Another way I see it is to never make teams bigger than 9. If your team needs to be bigger, start a second team. And if you get to 9 teams, don’t make a tenth team. Because then the rule applies, but to the team. You will have an idiot team. Ask any business, there is always a problem child that has low productivity, much lower than the others. It could be a person or a whole manufacturing plant, if you get to 10, one of them gets the idiot virus.
Now what does this have to do with retaining employees and schedules? You are scheduling PEOPLE; big teams of people. If you have 20 people to schedule, 2 of them will always be late with their requests, will never be happy with their schedule, will whine all the time about it, won’t want to work with such and such, etc.
If you expect that all your staff will be nice and on time, your scheduling process will be a nightmare. If you are prepared and accept the fact that a virus is running around and that every time you do a schedule, 10% of your staff will have that virus, your job will be much easier. Here are some steps you can take to prevent the idiots from ruining your existence:
- Set the rules clearly: if the world did not have idiots, there would not be any need for laws and regulations. Everyone would be good and would behave for their own good while respecting the good of others. Well since that’s not reality, rules need to be made clear and need to be applied. The application of the rule is what makes it valid; not only its communication. Before setting up a rule, try to test it out. Put yourself in the idiot’s shoes and see if there is any way you could go around the rule. Then put yourself in a good employee’s shoes and see if this rule would create frustration for that employee. It’s great to put rules together for the idiots, but they can’t run the shop. Employees will see injustice in new rules that are made just because an idiot did something stupid once. There is a fine line between setting up a rule and managing a bad employee. Be careful not to manage a bad employee through the rules. That will cause the perception of injustice across the other employees. None of the others are idiots and all will see directly through your game. That is bad for the management’s credibility.
- Apply your rules at all times: If your rules are fair, make sure you apply them all the time.
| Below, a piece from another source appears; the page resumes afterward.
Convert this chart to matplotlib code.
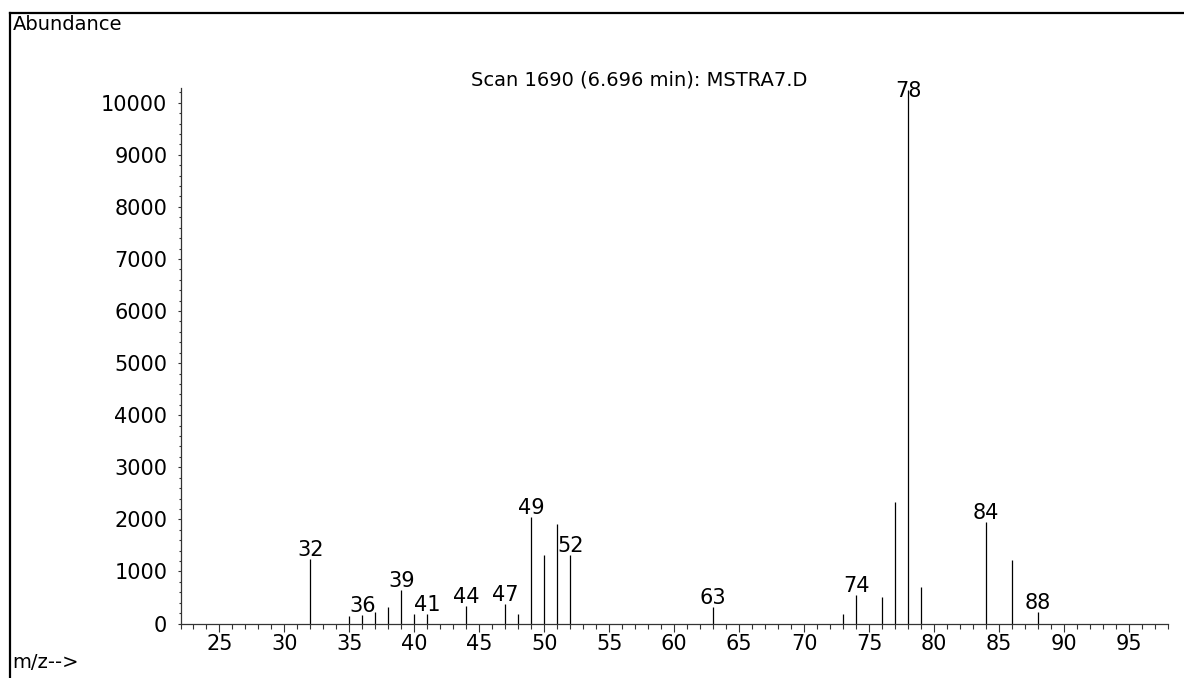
import matplotlib
matplotlib.use("Agg")
import matplotlib.pyplot as plt
from matplotlib.lines import Line2D
from matplotlib.ticker import MultipleLocator

# Mass spectrum, scan 1690
mz = [32, 35, 36, 37, 38, 39, 40, 41, 44, 47, 48, 49, 50, 51, 52,
      63, 73, 74, 76, 77, 78, 79, 84, 86, 88]
abundance = [1235, 147, 154, 224, 313, 634, 179, 173, 332, 374, 188, 2045, 1321, 1920, 1315,
             320, 173, 551, 505, 2337, 10250, 705, 1953, 1210, 230]
labeled_mz = [32, 36, 39, 41, 44, 47, 49, 52, 63, 74, 78, 84, 88]

title = "Scan 1690 (6.696 min): MSTRA7.D"
y_title = "Abundance"
x_title = "m/z-->"

plt.rcParams["font.family"] = ["DejaVu Sans"]

W, H = 1184, 678
fig = plt.figure(figsize=(W / 100, H / 100), dpi=100)
ax = fig.add_axes([180.5 / W, 54.5 / H, (1168 - 180.5) / W, (623.5 - 88.3) / H])

ax.vlines(mz, 0, abundance, colors="black", linewidth=0.9)

ax.set_xlim(22, 98)
ax.set_ylim(0, 10277)

for s in ("top", "right"):
    ax.spines[s].set_visible(False)
for s in ("left", "bottom"):
    ax.spines[s].set_color("#333333")
    ax.spines[s].set_linewidth(0.9)

ax.xaxis.set_major_locator(MultipleLocator(5))
ax.xaxis.set_minor_locator(MultipleLocator(1))
ax.yaxis.set_major_locator(MultipleLocator(1000))
ax.yaxis.set_minor_locator(MultipleLocator(200))
ax.set_xticks(range(25, 100, 5))
ax.tick_params(axis="x", which="major", direction="out", length=6, width=0.8,
               color="#333333", labelsize=15, pad=1.5)
ax.tick_params(axis="x", which="minor", direction="out", length=3.5, width=0.8,
               color="#333333")
ax.tick_params(axis="y", which="major", direction="out", length=2.5, width=0.8,
               color="#333333", labelsize=15, pad=7)
ax.tick_params(axis="y", which="minor", direction="out", length=1.5, width=0.8,
               color="#333333")

ymax = ax.get_ylim()[1]
for m, a in zip(mz, abundance):
    if m not in labeled_mz:
        continue
    if a > 0.95 * ymax:
        ax.annotate(str(m), (m, ymax), xytext=(0, 7), textcoords="offset pixels",
                    ha="center", va="top", fontsize=15, annotation_clip=False)
    else:
        ax.annotate(str(m), (m, a), xytext=(0, 3), textcoords="offset pixels",
                    ha="center", va="baseline", fontsize=15, annotation_clip=False)

fig.text(639.5 / W, 1 - 85 / H, title, ha="center", va="baseline", fontsize=14)
fig.text(12.7 / W, 1 - 30 / H, y_title, ha="left", va="baseline", fontsize=14)
fig.text(12.7 / W, 1 - 668.3 / H, x_title, ha="left", va="baseline", fontsize=14)

# Report frame: left and top border
fig.add_artist(Line2D([9.5 / W, 9.5 / W], [0, 1 - 13 / H], color="black",
                      linewidth=1.6, transform=fig.transFigure))
fig.add_artist(Line2D([9.5 / W, 1], [1 - 13 / H, 1 - 13 / H], color="black",
                      linewidth=1.6, transform=fig.transFigure))

fig.savefig("out.png", dpi=100)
It is important to remain impartial and not forgo a rule for a specific employee because that person is so good you would do anything for them. This creates the other end of the spectrum where some employees become prima donnas and yet again create a perception of injustice.
- Send personalized reminders: you know who your idiot staff is. Send them a personal email or note 3 or 4 days ahead of your deadline with a message just for them, not to all. When a message is personalized, folks are more likely to respond to it. If a message is not personalized, only the responsible people will respond to it (responsible is from response-able or able to respond; therefore the idiots won‘t respond)
- Write down the requests: when an employee comes up and asks for something, ask for the form before you answer: ‘sorry you’ve past the deadline’. Make sure you keep that form. Sometimes, people abuse and will call in sick for a day off that was refused or a shift they couldn’t swap with someone else. If you have everything written down, then you have information to manage (not punish) the employee.
 Of course, there may be only you and someone else and that person is already an idiot. If that happens to you, you are very unlucky and you can then hire a lot more people before you hit another idiot (unless you are just bad at hiring). Statistics do not protect you from hitting an idiot right away, but the laws of averaging will get you to 10%.